Replacing several FP operations with a single integer OP can only improve performance.

tasty_freeze · on March 15, 2014

It depends on the context. In the case of a GPU, floating point resources are great and integer operations are limited, your statement is false.

Jasper_ · on March 15, 2014

Depends on the GPU, too. Some of the more popular mobile GPUs don't even have integer ALUs anymore.

neobrain · on March 15, 2014

Some GPUs need to emulate integers with floating point operations, so you basically end up with the same shader bytecode like before (or even worse) when using integers.

anon4 · on March 15, 2014

At least we can all rest easy that GPU manufacturers will provide drivers which, if they claim to support integer math, will emulate it with uncompromising accuracy at the highest performance possible.

randartie · on March 15, 2014

Your statement is only true for CPU operations. Modern GPUs have their hardware and drivers optimized for floating point operations.

anonymousab · on March 15, 2014

Very cool. I have to wonder if they've ever been contacted by Nintendo over this though - many recent-ish games have been in a playable state for several years now and you'd think functional Wii emulation attract negative attention.

neobrain · on March 15, 2014

As far as I can tell, none of the developers have been approached by Nintendo so far. And I guess by now they should have noticed us in some way.

EDIT: Fixed incorrect double-negative

Guvante · on March 15, 2014

They have certainly noticed, but likely won't do anything about it. IANAL but I am not even sure if emulation of this kind can be considered illegal. And if I were in their shoes I would much prefer a group of random people create a playable open source emulator of my old hardware. If they ever decide to leave the hardware business it makes going down that path themselves much easier.

keeperofdakeys · on March 16, 2014

As long as you are doing black-box reverse engineering. If you tried to disassemble the gamecube or wii software, then you likely are breaking the law.

A similar situation comes up with Gnash, the GNU adaptation of flash. They require developers to have never installed flash, which requires signing the EULA, which includes a clause about reverse-engineering the program.

cookiecaper · on March 16, 2014

Disassembly is actually explicitly legalized for the purposes of reverse-engineering. It's just distributing any software that circumvents copy protections that's illegal, whether it's the result of a disassembly or not.

People avoid disassembly in clean-room implementations out of an abundance of caution.

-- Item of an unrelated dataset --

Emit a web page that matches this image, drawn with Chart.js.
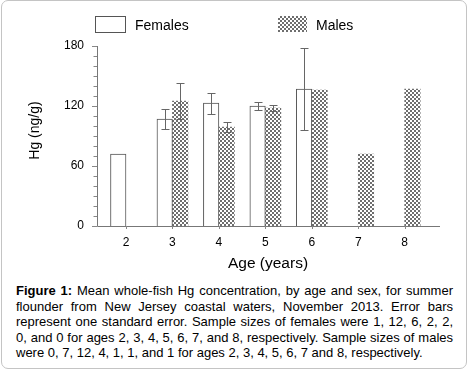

If it's evident that the logic was ripped from disassembled executables, you'll have a harder time defending against patent claims or frivolous copyright claims.

IANAL, but this is my understanding.

mintplant · on March 15, 2014

On a related note, the branch browser feature of the Download Page [1] is completely broken, displaying only "Branch list" in place of what I assume should be an actual branch list.

[1] https://dolphin-emu.org/download/branches/

delroth · on March 15, 2014

Yeah, we recently moved away from Google Code to GitHub and updating the website hasn't been in my priorities. We moved from a "branches in the main repository" model to a more classic, GitHub style, "everyone has his fork" model, so tracking branches it not really even possible anymore.

I'll probably just remove this link from the downloads page.